A regra clássica para roupas é: se não usou nos últimos seis meses pode doar sem cerimônia. Outros itens como provas do colégio, cadernos antigos, sempre guardei pensando que se um dia precisasse lá estariam. Nunca precisei. Nunca quis olhar nem ler. No dia de jogar fora foi legal relembrar momentos ao ler trechos, e na hora pensei em voltar atrás e guardar alguns, mas tenho certeza que voltariam ao total isolamento. Se for o caso, guarda um e pronto. O resto ocupa espaço, junta poeira e te dá essa sensação de ter coisas. Um monte de coisas.

Se for para ter algo, que seja uma decisão consciente. O caminho natural do minimalista é esse. Substituir quantidade por qualidade. O hábito de se desfazer de coisas se mostra na hora de adquirí-las. Já penso duas vezes se realmente quero aquilo, se vou usar, se vai valer a pena. Minha estante estava envergando sobre o peso dos livros. Guardava alguns por achar que podia querer consultar em algum momento, e outros apenas por vaidade. Fiz um cadastro numa estante virtual, onde mantenho o registro de tudo que li e ainda faço resenhas, e dei todos os livros. Hoje em dia leio num Kindle, que é infinitamente melhor. Mesmo nele costumo deletar o livro depois de lido. Se preciso consultar algum livro que já li, vou numa livraria. Se for do kindle, tenho ele disponível na nuvem e posso baixar a qualquer momento.

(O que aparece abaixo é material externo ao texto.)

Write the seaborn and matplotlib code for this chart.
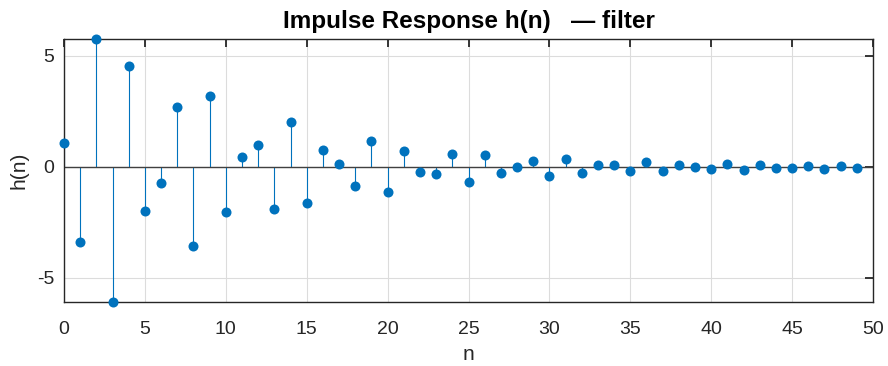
import numpy as np
import pandas as pd
import matplotlib
matplotlib.use("Agg")
import matplotlib.pyplot as plt
import seaborn as sns

# Sample index and impulse response values
n = list(range(50))
h = [1.08, -3.36, 5.75, -6.08, 4.53, -1.98, -0.74, 2.70, -3.57, 3.20,
     -2.03, 0.42, 0.98, -1.88, 2.03, -1.61, 0.74, 0.14, -0.86, 1.16,
     -1.11, 0.71, -0.21, -0.30, 0.59, -0.69, 0.54, -0.29, -0.03, 0.24,
     -0.39, 0.36, -0.26, 0.06, 0.08, -0.20, 0.21, -0.20, 0.09, -0.02,
     -0.11, 0.11, -0.14, 0.08, -0.05, -0.05, 0.05, -0.09, 0.05, -0.05]

x_ticks = [0, 5, 10, 15, 20, 25, 30, 35, 40, 45, 50]
y_ticks = [-5, 0, 5]

df = pd.DataFrame({"n": n, "h": h})

sns.set_theme(style="white")
plt.rcParams["font.family"] = ["Liberation Sans", "DejaVu Sans"]
plt.rcParams["axes.unicode_minus"] = False

blue = "#0072BD"
fig = plt.figure(figsize=(8.88, 3.66), dpi=100)
ax = fig.add_axes([64 / 888, 1 - 302 / 366, (873 - 64) / 888, (302 - 39) / 366])

# stems and baseline
ax.vlines(df["n"], 0, df["h"], color=blue, linewidth=0.8, zorder=2)
ax.axhline(0, color="#404040", linewidth=1.0, zorder=2)
sns.scatterplot(data=df, x="n", y="h", ax=ax, color=blue, s=52,
                edgecolor=blue, linewidth=0, zorder=3, legend=False,
                clip_on=False)

ax.set_xlim(0, 50)
ax.set_ylim(min(h), max(h))
ax.set_xticks(x_ticks)
ax.set_yticks(y_ticks)
ax.grid(True, color="#dcdcdc", linewidth=0.8)
ax.set_axisbelow(True)

ax.tick_params(direction="in", length=6, width=1.3, colors="#262626",
               labelsize=14, top=True, right=True, labelcolor="#262626")
ax.tick_params(axis="x", pad=14)
ax.tick_params(axis="y", pad=7)
for s in ax.spines.values():
    s.set_color("#262626")
    s.set_linewidth(1.0)
    s.set_visible(True)

ax.set_xlabel("n", fontsize=15, color="#262626", labelpad=5)
ax.set_ylabel("h(n)", fontsize=15, color="#262626", labelpad=6)
ax.set_title("Impulse Response h(n)   \u2014 filter", fontsize=17.5,
             fontweight="bold", color="black", pad=8)

fig.savefig("out.png", dpi=100)
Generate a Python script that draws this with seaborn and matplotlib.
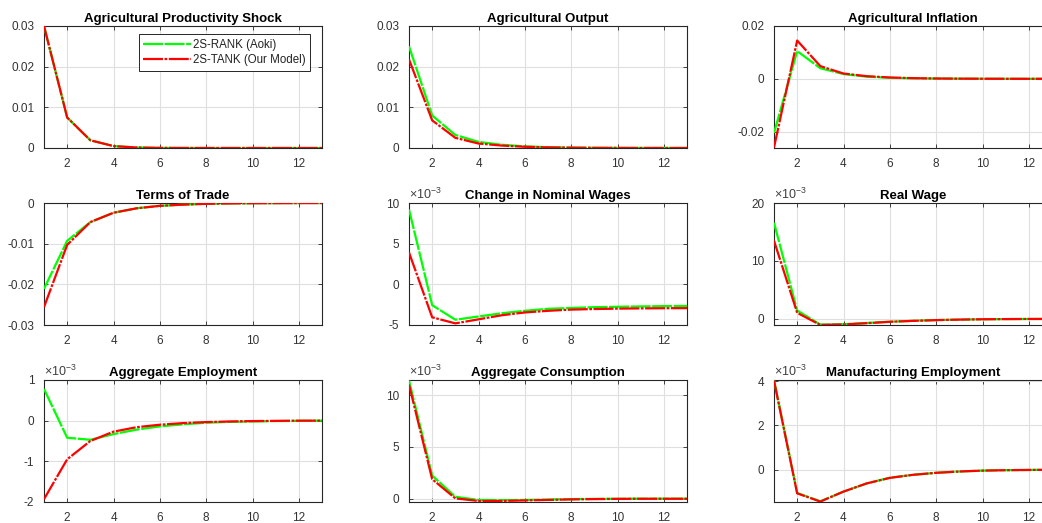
import matplotlib
matplotlib.use("Agg")
import matplotlib.pyplot as plt
import seaborn as sns
import pandas as pd
from matplotlib.ticker import FuncFormatter, FixedLocator

# ---------------- data ----------------
periods = list(range(1, 14))
series_names = ["2S-RANK (Aoki)", "2S-TANK (Our Model)"]

shock_rank = [0.0300, 0.0075, 0.0019, 0.00047, 0.00012, 0.00003, 0.00001, 0, 0, 0, 0, 0, 0]
shock_tank = [0.0300, 0.0075, 0.0019, 0.00047, 0.00012, 0.00003, 0.00001, 0, 0, 0, 0, 0, 0]

agout_rank = [0.0250, 0.0080, 0.0032, 0.0015, 0.0008, 0.0004, 0.0002, 0.0001, 0.00005, 0.00003, 0.00002, 0.00001, 0.00001]
agout_tank = [0.0218, 0.0068, 0.0025, 0.0011, 0.0006, 0.0003, 0.00015, 0.00008, 0.00004, 0.00002, 0.00001, 0.00001, 0.0]

infl_rank = [-0.0205, 0.0105, 0.0040, 0.0018, 0.0008, 0.0004, 0.0002, 0.0001, 0.00005, 0.00002, 0.00001, 0, 0]
infl_tank = [-0.0260, 0.0145, 0.0048, 0.0020, 0.0010, 0.0005, 0.00025, 0.00012, 0.00006, 0.00003, 0.00001, 0, 0]

tot_rank = [-0.0211, -0.0093, -0.0047, -0.0024, -0.0013, -0.0007, -0.0004, -0.0002, -0.0001, -0.00005, -0.00003, -0.00001, 0]
tot_tank = [-0.0256, -0.0103, -0.0047, -0.0024, -0.0013, -0.0007, -0.0004, -0.0002, -0.0001, -0.00005, -0.00003, -0.00001, 0]

nwage_rank = [9.2e-3, -2.6e-3, -4.4e-3, -4.0e-3, -3.6e-3, -3.3e-3, -3.05e-3, -2.95e-3, -2.85e-3, -2.8e-3, -2.76e-3, -2.72e-3, -2.7e-3]
nwage_tank = [3.9e-3, -4.1e-3, -4.85e-3, -4.35e-3, -3.85e-3, -3.5e-3, -3.3e-3, -3.15e-3, -3.08e-3, -3.03e-3, -3.0e-3, -2.98e-3, -2.97e-3]

rwage_rank = [16.6e-3, 1.45e-3, -0.98e-3, -0.92e-3, -0.7e-3, -0.48e-3, -0.33e-3, -0.2e-3, -0.12e-3, -0.06e-3, -0.03e-3, -0.01e-3, 0]
rwage_tank = [13.5e-3, 1.05e-3, -1.04e-3, -0.95e-3, -0.74e-3, -0.5e-3, -0.34e-3, -0.21e-3, -0.12e-3, -0.06e-3, -0.03e-3, -0.01e-3, 0]

emp_rank = [0.78e-3, -0.42e-3, -0.47e-3, -0.33e-3, -0.22e-3, -0.14e-3, -0.09e-3, -0.05e-3, -0.03e-3, -0.02e-3, -0.01e-3, -0.005e-3, 0]
emp_tank = [-1.93e-3, -0.95e-3, -0.50e-3, -0.27e-3, -0.16e-3, -0.10e-3, -0.06e-3, -0.035e-3, -0.02e-3, -0.01e-3, -0.005e-3, 0, 0]

cons_rank = [11.4e-3, 2.25e-3, 0.2e-3, -0.1e-3, -0.12e-3, -0.1e-3, -0.06e-3, -0.02e-3, 0.0, 0.01e-3, 0.02e-3, 0.02e-3, 0.02e-3]
cons_tank = [11.0e-3, 1.9e-3, 0.05e-3, -0.2e-3, -0.2e-3, -0.15e-3, -0.1e-3, -0.05e-3, -0.02e-3, 0.0, 0.01e-3, 0.01e-3, 0.01e-3]

manemp_rank = [4.05e-3, -1.06e-3, -1.44e-3, -1.0e-3, -0.63e-3, -0.37e-3, -0.24e-3, -0.15e-3, -0.09e-3, -0.05e-3, -0.03e-3, -0.02e-3, -0.01e-3]
manemp_tank = [4.02e-3, -1.08e-3, -1.45e-3, -1.0e-3, -0.63e-3, -0.38e-3, -0.24e-3, -0.15e-3, -0.09e-3, -0.05e-3, -0.03e-3, -0.02e-3, -0.01e-3]

titles = ["Agricultural Productivity Shock", "Agricultural Output", "Agricultural Inflation",
          "Terms of Trade", "Change in Nominal Wages", "Real Wage",
          "Aggregate Employment", "Aggregate Consumption", "Manufacturing Employment"]
x_ticks = [2, 4, 6, 8, 10, 12]

# ---------------- style ----------------
sns.set_theme(style="ticks")
plt.rcParams["font.family"] = ["Liberation Sans", "DejaVu Sans"]
plt.rcParams["mathtext.fontset"] = "custom"
plt.rcParams["mathtext.rm"] = "Liberation Sans"
plt.rcParams["mathtext.it"] = "Liberation Sans"

W, H = 1042, 523
fig = plt.figure(figsize=(W / 100, H / 100), dpi=100)
fig.patch.set_facecolor("white")

col_left = [44, 409, 774]
col_width = 278
row_top = [26, 203, 380]
row_height = 122

panels = [
    (shock_rank, shock_tank, (0, 0.03), [0, 0.01, 0.02, 0.03], False),
    (agout_rank, agout_tank, (0, 0.03), [0, 0.01, 0.02, 0.03], False),
    (infl_rank, infl_tank, (-0.0262, 0.02), [-0.02, 0, 0.02], False),
    (tot_rank, tot_tank, (-0.03, 0), [-0.03, -0.02, -0.01, 0], False),
    (nwage_rank, nwage_tank, (-5.05e-3, 10e-3), [-5e-3, 0, 5e-3, 10e-3], True),
    (rwage_rank, rwage_tank, (-1.05e-3, 20e-3), [0, 10e-3, 20e-3], True),
    (emp_rank, emp_tank, (-2e-3, 1e-3), [-2e-3, -1e-3, 0, 1e-3], True),
    (cons_rank, cons_tank, (-0.3e-3, 11.45e-3), [0, 5e-3, 10e-3], True),
    (manemp_rank, manemp_tank, (-1.47e-3, 4.05e-3), [0, 2e-3, 4e-3], True),
]

axis_color = "#262626"
grid_color = "#dfdfdf"

for i, (rank, tank, ylim, yticks, sci) in enumerate(panels):
    r, c = divmod(i, 3)
    left = col_left[c] / W
    bottom = 1 - (row_top[r] + row_height) / H
    ax = fig.add_axes([left, bottom, col_width / W, row_height / H])
    ax.set_facecolor("white")

    df = pd.DataFrame({
        "period": periods * 2,
        "value": list(rank) + list(tank),
        "model": [series_names[0]] * len(periods) + [series_names[1]] * len(periods),
    })
    sns.lineplot(data=df[df["model"] == series_names[0]], x="period", y="value",
                 color=(0, 1, 0), linewidth=1.6, linestyle=(0, (9, 0.7)),
                 label=series_names[0], ax=ax, zorder=3)
    sns.lineplot(data=df[df["model"] == series_names[1]], x="period", y="value",
                 color=(1, 0, 0), linewidth=1.6, linestyle=(0, (9, 0.7, 1.2, 0.7)),
                 label=series_names[1], ax=ax, zorder=4)

    ax.set_xlim(1, 13)
    ax.set_ylim(*ylim)
    ax.xaxis.set_major_locator(FixedLocator(x_ticks))
    ax.yaxis.set_major_locator(FixedLocator(yticks))
    if sci:
        ax.yaxis.set_major_formatter(FuncFormatter(lambda v, p: f"{round(v * 1e3, 6):g}"))
        ax.text(0.0, 1.012, r"$\times10^{-3}$", transform=ax.transAxes, ha="left", va="bottom",
                fontsize=9, color="#404040")
    else:
        ax.yaxis.set_major_formatter(FuncFormatter(lambda v, p: f"{round(v, 8):g}"))

    ax.set_xlabel("")
    ax.set_ylabel("")
    ax.grid(True, color=grid_color, linewidth=0.8)
    ax.set_axisbelow(True)
    for sp in ax.spines.values():
        sp.set_visible(True)
        sp.set_color(axis_color)
        sp.set_linewidth(0.8)
    ax.tick_params(direction="in", top=True, right=True, length=3, width=0.6,
                   colors=axis_color, labelsize=8.5, labelcolor="#333333")
    ax.tick_params(axis="y", pad=7)
    ax.tick_params(axis="x", pad=7)
    ax.set_title(titles[i], fontsize=9.5, fontweight="bold", color="black", pad=3)

    if i == 0:
        leg = ax.legend(loc="upper right", bbox_to_anchor=(0.957, 0.934), borderaxespad=0,
                        fontsize=8.3, handlelength=4.1, frameon=True, fancybox=False,
                        framealpha=1, edgecolor=axis_color, borderpad=0.4,
                        labelspacing=0.3, handletextpad=0.2)
        leg.get_frame().set_linewidth(0.7)
        for t in leg.get_texts():
            t.set_color("#222222")
    else:
        lg = ax.get_legend()
        if lg is not None:
            lg.remove()

fig.savefig("out.png", dpi=100, facecolor="white")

Descobrir o prazer de ‘descomprar’ e de viver sem exageros tem se mostrado quase um estilo de vida. Assim, como o mercado de coisas usadas, brechós e etc. Quanto menos tenho, mais presto atenção ao pouco que tenho, e mais aprecio também. Existe um movimento que diz que não precisamos possuir coisas, apenas o acesso a elas. Em alguns casos não há diferenças, mas a maior é mental mesmo. Não ter sua segurança atrelada a sua conta no banco ou num bando de entulho em casa, e ver o valor real das coisas, nem demais, nem de menos.

Para fechar, uma frase bonita: um dos problemas da atualidade é que amamos as coisas e usamos as pessoas.